**To be done**
Give a verbatim copy of the lines below, minus the pictures.

**Recorded information**
┌──

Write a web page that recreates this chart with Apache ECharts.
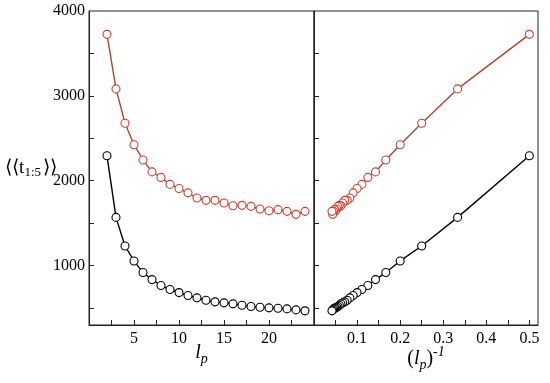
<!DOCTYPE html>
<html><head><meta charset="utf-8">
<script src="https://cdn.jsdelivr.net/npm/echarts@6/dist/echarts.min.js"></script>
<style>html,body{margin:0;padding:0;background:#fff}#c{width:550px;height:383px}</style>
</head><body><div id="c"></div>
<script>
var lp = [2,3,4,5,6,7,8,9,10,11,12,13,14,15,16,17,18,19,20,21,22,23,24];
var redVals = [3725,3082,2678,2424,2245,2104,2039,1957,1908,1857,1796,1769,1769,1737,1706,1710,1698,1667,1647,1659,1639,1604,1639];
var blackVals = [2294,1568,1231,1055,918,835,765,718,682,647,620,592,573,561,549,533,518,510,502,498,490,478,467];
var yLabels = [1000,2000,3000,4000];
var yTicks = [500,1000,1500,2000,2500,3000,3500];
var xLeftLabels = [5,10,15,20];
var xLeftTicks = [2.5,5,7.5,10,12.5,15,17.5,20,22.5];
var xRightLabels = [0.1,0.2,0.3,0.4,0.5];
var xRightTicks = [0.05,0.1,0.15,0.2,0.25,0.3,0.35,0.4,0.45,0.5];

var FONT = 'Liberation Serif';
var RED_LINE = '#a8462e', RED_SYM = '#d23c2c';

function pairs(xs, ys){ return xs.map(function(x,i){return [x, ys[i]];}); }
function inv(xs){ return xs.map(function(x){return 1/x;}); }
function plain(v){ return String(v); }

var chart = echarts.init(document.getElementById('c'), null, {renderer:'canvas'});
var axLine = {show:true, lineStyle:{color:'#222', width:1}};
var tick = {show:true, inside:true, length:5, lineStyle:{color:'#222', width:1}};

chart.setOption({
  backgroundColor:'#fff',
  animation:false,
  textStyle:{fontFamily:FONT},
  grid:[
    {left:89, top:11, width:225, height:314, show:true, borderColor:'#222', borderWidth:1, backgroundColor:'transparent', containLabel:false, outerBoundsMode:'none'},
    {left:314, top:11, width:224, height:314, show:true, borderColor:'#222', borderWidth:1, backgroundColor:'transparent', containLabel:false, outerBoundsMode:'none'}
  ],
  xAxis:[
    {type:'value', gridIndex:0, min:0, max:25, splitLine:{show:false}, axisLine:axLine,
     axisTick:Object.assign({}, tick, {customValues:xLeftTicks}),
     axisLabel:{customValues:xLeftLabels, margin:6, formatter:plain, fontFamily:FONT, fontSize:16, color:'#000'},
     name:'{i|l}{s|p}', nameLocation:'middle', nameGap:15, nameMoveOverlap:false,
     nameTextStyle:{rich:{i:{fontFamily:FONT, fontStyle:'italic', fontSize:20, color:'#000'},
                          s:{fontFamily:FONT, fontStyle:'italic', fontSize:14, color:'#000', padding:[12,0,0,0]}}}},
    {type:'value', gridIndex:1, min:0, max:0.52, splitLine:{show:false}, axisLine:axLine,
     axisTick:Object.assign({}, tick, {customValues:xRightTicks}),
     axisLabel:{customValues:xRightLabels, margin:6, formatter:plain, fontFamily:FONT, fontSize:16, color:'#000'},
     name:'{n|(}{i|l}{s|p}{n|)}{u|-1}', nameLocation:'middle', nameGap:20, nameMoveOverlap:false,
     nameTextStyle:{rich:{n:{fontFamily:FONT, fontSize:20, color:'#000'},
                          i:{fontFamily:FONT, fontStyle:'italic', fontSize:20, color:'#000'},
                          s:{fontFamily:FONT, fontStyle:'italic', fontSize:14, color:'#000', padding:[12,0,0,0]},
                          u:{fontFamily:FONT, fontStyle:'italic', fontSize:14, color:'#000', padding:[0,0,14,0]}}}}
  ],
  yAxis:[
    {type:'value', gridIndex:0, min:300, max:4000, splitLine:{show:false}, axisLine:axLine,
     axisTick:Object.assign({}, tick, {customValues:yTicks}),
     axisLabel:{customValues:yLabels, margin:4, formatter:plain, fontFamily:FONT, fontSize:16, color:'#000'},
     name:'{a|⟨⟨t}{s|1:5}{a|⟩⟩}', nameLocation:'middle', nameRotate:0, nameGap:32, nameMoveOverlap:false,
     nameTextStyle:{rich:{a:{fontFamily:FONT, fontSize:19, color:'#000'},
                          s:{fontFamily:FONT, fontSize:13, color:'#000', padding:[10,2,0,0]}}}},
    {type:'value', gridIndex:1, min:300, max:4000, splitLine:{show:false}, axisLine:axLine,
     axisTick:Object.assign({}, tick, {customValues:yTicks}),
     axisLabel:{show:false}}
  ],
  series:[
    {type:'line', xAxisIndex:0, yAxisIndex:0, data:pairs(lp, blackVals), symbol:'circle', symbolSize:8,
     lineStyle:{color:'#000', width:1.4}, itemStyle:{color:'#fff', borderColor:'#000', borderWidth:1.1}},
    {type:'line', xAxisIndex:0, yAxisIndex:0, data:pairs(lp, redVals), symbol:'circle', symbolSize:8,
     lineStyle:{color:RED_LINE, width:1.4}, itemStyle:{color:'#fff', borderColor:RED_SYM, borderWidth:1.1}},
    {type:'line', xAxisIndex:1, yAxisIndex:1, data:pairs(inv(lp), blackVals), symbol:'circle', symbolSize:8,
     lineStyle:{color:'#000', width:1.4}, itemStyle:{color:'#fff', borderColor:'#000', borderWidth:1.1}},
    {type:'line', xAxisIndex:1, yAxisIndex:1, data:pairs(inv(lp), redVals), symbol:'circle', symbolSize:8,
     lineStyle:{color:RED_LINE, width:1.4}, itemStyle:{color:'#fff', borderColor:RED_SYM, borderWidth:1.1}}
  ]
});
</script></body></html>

└──

**Right answer**
Write a web page that recreates this chart with Apache ECharts.
<!DOCTYPE html>
<html><head><meta charset="utf-8">
<script src="https://cdn.jsdelivr.net/npm/echarts@6/dist/echarts.min.js"></script>
<style>html,body{margin:0;padding:0;background:#fff}#c{width:550px;height:383px}</style>
</head><body><div id="c"></div>
<script>
var lp = [2,3,4,5,6,7,8,9,10,11,12,13,14,15,16,17,18,19,20,21,22,23,24];
var redVals = [3725,3082,2678,2424,2245,2104,2039,1957,1908,1857,1796,1769,1769,1737,1706,1710,1698,1667,1647,1659,1639,1604,1639];
var blackVals = [2294,1568,1231,1055,918,835,765,718,682,647,620,592,573,561,549,533,518,510,502,498,490,478,467];
var yLabels = [1000,2000,3000,4000];
var yTicks = [500,1000,1500,2000,2500,3000,3500];
var xLeftLabels = [5,10,15,20];
var xLeftTicks = [2.5,5,7.5,10,12.5,15,17.5,20,22.5];
var xRightLabels = [0.1,0.2,0.3,0.4,0.5];
var xRightTicks = [0.05,0.1,0.15,0.2,0.25,0.3,0.35,0.4,0.45,0.5];

var FONT = 'Liberation Serif';
var RED_LINE = '#a8462e', RED_SYM = '#d23c2c';

function pairs(xs, ys){ return xs.map(function(x,i){return [x, ys[i]];}); }
function inv(xs){ return xs.map(function(x){return 1/x;}); }
function plain(v){ return String(v); }

var chart = echarts.init(document.getElementById('c'), null, {renderer:'canvas'});
var axLine = {show:true, lineStyle:{color:'#222', width:1}};
var tick = {show:true, inside:true, length:5, lineStyle:{color:'#222', width:1}};

chart.setOption({
  backgroundColor:'#fff',
  animation:false,
  textStyle:{fontFamily:FONT},
  grid:[
    {left:89, top:11, width:225, height:314, show:true, borderColor:'#222', borderWidth:1, backgroundColor:'transparent', containLabel:false, outerBoundsMode:'none'},
    {left:314, top:11, width:224, height:314, show:true, borderColor:'#222', borderWidth:1, backgroundColor:'transparent', containLabel:false, outerBoundsMode:'none'}
  ],
  xAxis:[
    {type:'value', gridIndex:0, min:0, max:25, splitLine:{show:false}, axisLine:axLine,
     axisTick:Object.assign({}, tick, {customValues:xLeftTicks}),
     axisLabel:{customValues:xLeftLabels, margin:6, formatter:plain, fontFamily:FONT, fontSize:16, color:'#000'},
     name:'{i|l}{s|p}', nameLocation:'middle', nameGap:15, nameMoveOverlap:false,
     nameTextStyle:{rich:{i:{fontFamily:FONT, fontStyle:'italic', fontSize:20, color:'#000'},
                          s:{fontFamily:FONT, fontStyle:'italic', fontSize:14, color:'#000', padding:[12,0,0,0]}}}},
    {type:'value', gridIndex:1, min:0, max:0.52, splitLine:{show:false}, axisLine:axLine,
     axisTick:Object.assign({}, tick, {customValues:xRightTicks}),
     axisLabel:{customValues:xRightLabels, margin:6, formatter:plain, fontFamily:FONT, fontSize:16, color:'#000'},
     name:'{n|(}{i|l}{s|p}{n|)}{u|-1}', nameLocation:'middle', nameGap:20, nameMoveOverlap:false,
     nameTextStyle:{rich:{n:{fontFamily:FONT, fontSize:20, color:'#000'},
                          i:{fontFamily:FONT, fontStyle:'italic', fontSize:20, color:'#000'},
                          s:{fontFamily:FONT, fontStyle:'italic', fontSize:14, color:'#000', padding:[12,0,0,0]},
                          u:{fontFamily:FONT, fontStyle:'italic', fontSize:14, color:'#000', padding:[0,0,14,0]}}}}
  ],
  yAxis:[
    {type:'value', gridIndex:0, min:300, max:4000, splitLine:{show:false}, axisLine:axLine,
     axisTick:Object.assign({}, tick, {customValues:yTicks}),
     axisLabel:{customValues:yLabels, margin:4, formatter:plain, fontFamily:FONT, fontSize:16, color:'#000'},
     name:'{a|⟨⟨t}{s|1:5}{a|⟩⟩}', nameLocation:'middle', nameRotate:0, nameGap:32, nameMoveOverlap:false,
     nameTextStyle:{rich:{a:{fontFamily:FONT, fontSize:19, color:'#000'},
                          s:{fontFamily:FONT, fontSize:13, color:'#000', padding:[10,2,0,0]}}}},
    {type:'value', gridIndex:1, min:300, max:4000, splitLine:{show:false}, axisLine:axLine,
     axisTick:Object.assign({}, tick, {customValues:yTicks}),
     axisLabel:{show:false}}
  ],
  series:[
    {type:'line', xAxisIndex:0, yAxisIndex:0, data:pairs(lp, blackVals), symbol:'circle', symbolSize:8,
     lineStyle:{color:'#000', width:1.4}, itemStyle:{color:'#fff', borderColor:'#000', borderWidth:1.1}},
    {type:'line', xAxisIndex:0, yAxisIndex:0, data:pairs(lp, redVals), symbol:'circle', symbolSize:8,
     lineStyle:{color:RED_LINE, width:1.4}, itemStyle:{color:'#fff', borderColor:RED_SYM, borderWidth:1.1}},
    {type:'line', xAxisIndex:1, yAxisIndex:1, data:pairs(inv(lp), blackVals), symbol:'circle', symbolSize:8,
     lineStyle:{color:'#000', width:1.4}, itemStyle:{color:'#fff', borderColor:'#000', borderWidth:1.1}},
    {type:'line', xAxisIndex:1, yAxisIndex:1, data:pairs(inv(lp), redVals), symbol:'circle', symbolSize:8,
     lineStyle:{color:RED_LINE, width:1.4}, itemStyle:{color:'#fff', borderColor:RED_SYM, borderWidth:1.1}}
  ]
});
</script></body></html>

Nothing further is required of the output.